Aspetto fondamentale, la temperatura dell’olio per la frittura, non troppo 
alta, dice Cesare. Questione di equilibri. Siamo in Galilea, nord di 
Israele. Cesare fa lo chef al kibbuz Sasa, 450 anime al confine con il 
Libano, e questa sera dà lezioni di cucina mediorientale. È italiano, ma nel 
kibbuz ci si è trasferito da più di vent’anni. Vita simile a quella di una 
comune, socialismo applicato: si lavora per la comunità, senza stipendio. 
Ognuno dà in base alle proprie possibilità, a ognuno in base alle proprie 
necessità. Dalle colline dietro alla scuola del villaggio, nel 2006, i 
cronisti del mondo venivano a raccontare indiretta la guerra con il Libano. 

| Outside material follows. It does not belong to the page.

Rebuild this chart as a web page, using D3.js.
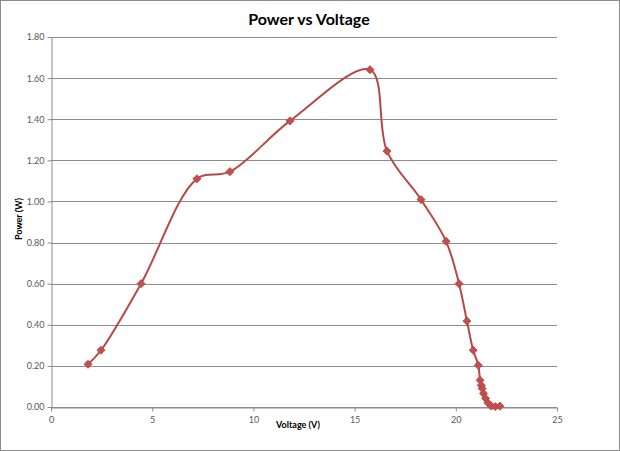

Riccardo il falafel l’aveva mangiato solo al chiosco sotto casa, e prima di 
questo viaggio non sapeva nemmeno dove fosse la Galilea. Ha dovuto cercare 
sulla cartina e prepararsi per capire che questo fazzoletto di terra 
racchiude secoli di storia. Ha sedici anni Riccardo e studia per diventare 
chef. È stato cinque giorni in giro per la Galilea con venti compagni della 
scuola di gastronomia di Marino, paesino alle porte di Roma, per il progetto 
“Imparare in amicizia – Beresheet La Shalom”, dell’assessorato al lavoro e 
formazione della Provincia di Roma. Una settimana di viaggio lungo l’estremo 
nord di Israele per imparare tecniche di cucina etnica e entrare in contatto 
con mondi “altri”. Provare sul campo che le differenze sono somma e non 
sottrazione. Giornate intense, fatte di incontri, di voci e volti. Racconti 
di popolazioni che resistono, ostinate e caparbie, con le loro tradizioni. I 
drusi di Beat Jean; i cirkassi di Rehania, gli ebrei ortodossi di Zfat. E il 
sapore di ricette antiche:lo shawarma, le pitte druse, le spezie della carne 
della cucina ebraica – tunisina. Giornate di storie. Come quella di Kamel e 
Kamed, il primo druso musulmano, il secondo palestinese. Entrambi membri del 
Parent Circle, l’associazione che riunisce chi ha perso un familiare nel 
conflitto israelo-palestinese. Raccontano il loro dramma, Kamel e Kamed, ma 
non c’è odio nei loro occhi. Solo il dolore della perdita. Parlano di 
“riconciliazione” e praticano il dialogo. Unica via per fermare un cerchio 
che pare una spirale. All’inizio del secolo Nicola Sacco scriveva a suo 
figlio prima di essere ucciso: non smettere mai di giocare, e la gioia del 
gioco non tenerla tutta per te. Piccole pillole, sassolini in mezzo al mare, 
che sono però speranza di cambiamento, fiori preziosi da curare e 
condividere. Come Riccardo e gli altri, forse per la prima volta alle prese 
con un mondo più grande della piazza del loro paesino. L’augurio è che 
continuino il viaggio, che continuino a incontrare le persone e ad ascoltare 
le loro storie, perché sono le persone che possono cambiare il mondo.